UHCL prof knows 'culture shock' firsthand, offers support to others
Although globalization is making the world smaller, leaving one’s country and culture for another can cause immigrants to feel isolated and depressed. It’s not easy to assimilate, and although there are barriers hindering Arabs from successful integration into American society, there is plenty of reason to hope for a positive new start in life with the help and support of those who have overcome the same challenges.
Faiza Zalila, associate professor of Decision Sciences in the College of Business at University of Houston-Clear Lake, is native to Tunisia and knows firsthand what it is to feel a deep sense of culture shock.
“This is why I became active in the Arab American Cultural and Community Center in Houston,” Zalila said. “I wanted to be part of the organization’s mission, which is to help serve the Arab-American community as well as the community at large. People who are new to us need help with assimilating and integrating into everyday life here.”
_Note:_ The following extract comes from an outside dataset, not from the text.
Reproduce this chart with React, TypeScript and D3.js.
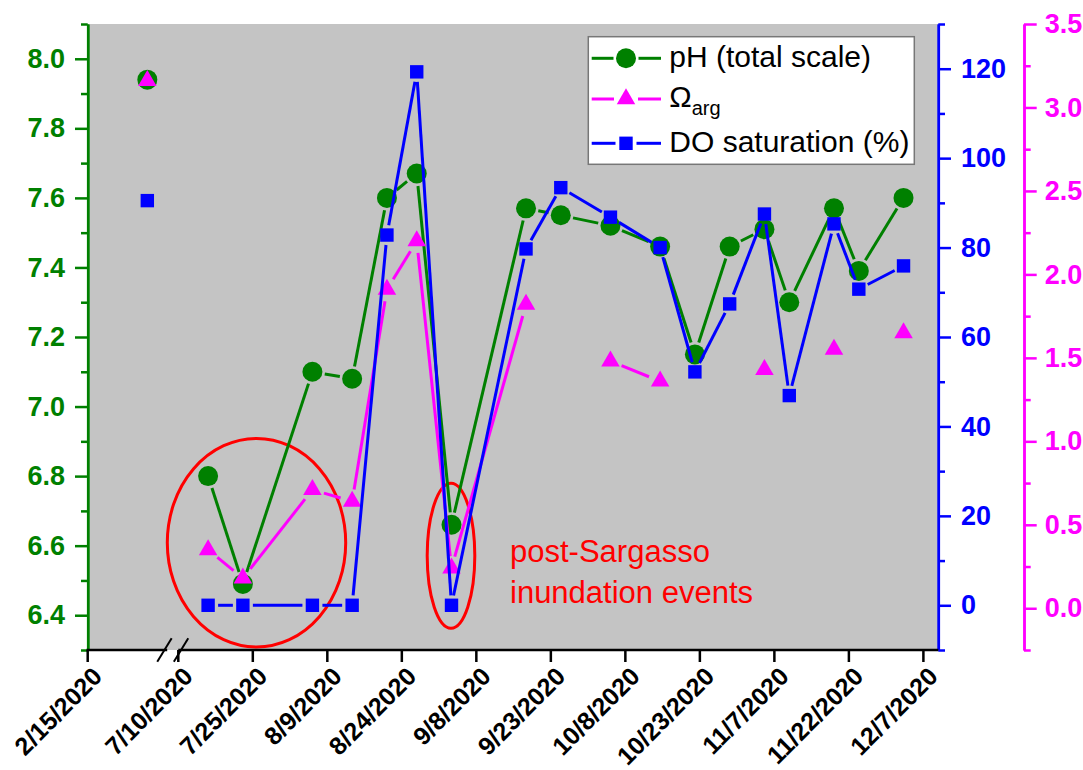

She said that upon entering the U.S., her own culture shock was significant and she knew it was important to help people integrate into the local culture. “From a practical point of view, the organization wants to help Arabs engage with their community and feel like Americans,” she said. “We encourage people to get involved in elections and we have done cultural competency workshops in Houston Independent School District and with the Houston Police Department, to help the schools learn why certain behavioral issues are happening with Arab students and how to deal with them, and how the police can interact more positively with Arabs as well.”
But her passion, Zalila said, is education. Formerly the organization’s president, Zalila said she’s now chairman of its education committee.
“We have a Saturday Arab language school with about 50 students with varying levels of Arab skills,” she said. “I think this is where I am using myself as a resource for others—sitting with teachers, developing the curriculum for the school and the syllabus for the classes, and training teachers on lesson planning and choice of books.”
As for her background in business, Zalila said she has applied her knowledge of strategic planning and employed the Strength, Weakness, Opportunities and Threats (SWOT) Analysis that all businesses use to improve the school’s operation. “My background teaches me to manage by facts and data, so we revised our mission and goals and became better at serving our community,” she said.
“The whole program is to show Arabs new to Houston the good side of being here and encouraging them not to dwell on being a refugee or an immigrant,” she continued. “We help them see the positives, work on cultural competencies, and learn to assimilate into everyday life instead of feeling badly about being displaced from home.”
Zalila said exposure to different cultures enriches everyone. “Particularly because of politics, there are misunderstandings about who we are,” she said. “I want to serve as a bridge between Arabs and the community, and share our beautiful heritage and history with people around us.”